The flat-out winner of the special features is a short featurette called “A Slice of Lynch,” which is so atmospheric and weird it could have been directed by David Lynch himself. It starts with Lynch sitting at the end of the counter at a moody, dark diner, eating—what else?—a slice of cherry pie. He “flashes back” to several scenes from the show, including Cooper saying “I have no idea where this is leading us, but I have a feeling it will be both wonderful and strange.” And then, voila! Madchen Amick, who played Shelly, MacLachlan and John Wentworth, a producer from the show, are sitting with him at the bar. Lynch does most of the reminiscing, explaining his silly nicknames for all three (he calls MacLachlan “Kale!”) and lamenting the forced early resolution of Laura Palmer’s murder, calling it “killing the goose that laid the golden eggs.” It’s classic Lynch, rambling without regard to those sitting with him, but somehow endearing all the same.
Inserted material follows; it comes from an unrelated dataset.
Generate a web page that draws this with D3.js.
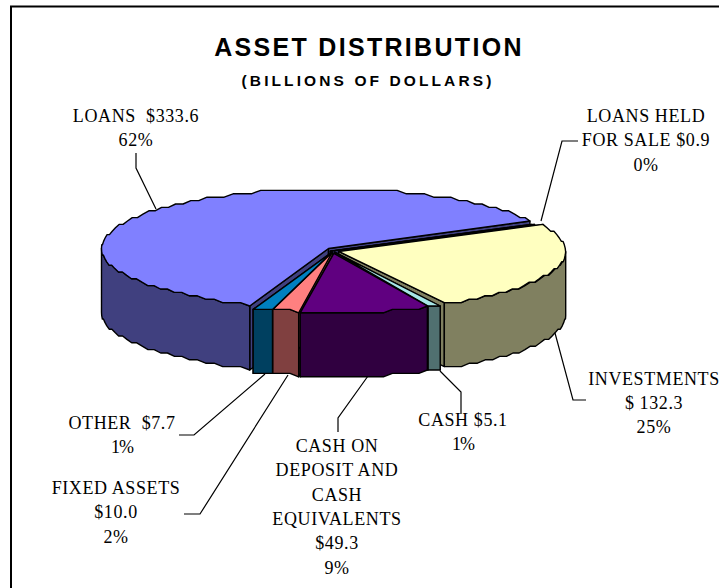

The packaging of the series is fine, with 10 DVDs and a funny insert advertising Lynch’s apparent latest business venture, coffeemaking (“Because I’m just full of beans.”) What would have been great would be a booklet with episode descriptions and guides. The discs have episode numbers printed in tiny font, but even the DVD menus don’t include the episode names, leaving you to guess (or consult Wikipedia) to find that episode when Gordon Cole first shows up, or when Ben Horne starts thinking he’s in the Civil War. It’s annoying and inconvenient, and such an easy thing to fix. Still, it’s hard to quibble when this box set has so much to offer. After so many delays in releasing the full series, it’s wonderful to have it all in one place, like a reunion of your favorite band with as many members as The Polyphonic Spree. It will take me a while to fully digest everything Twin Peaks has to offer, but right now I’m just grateful to have it all back.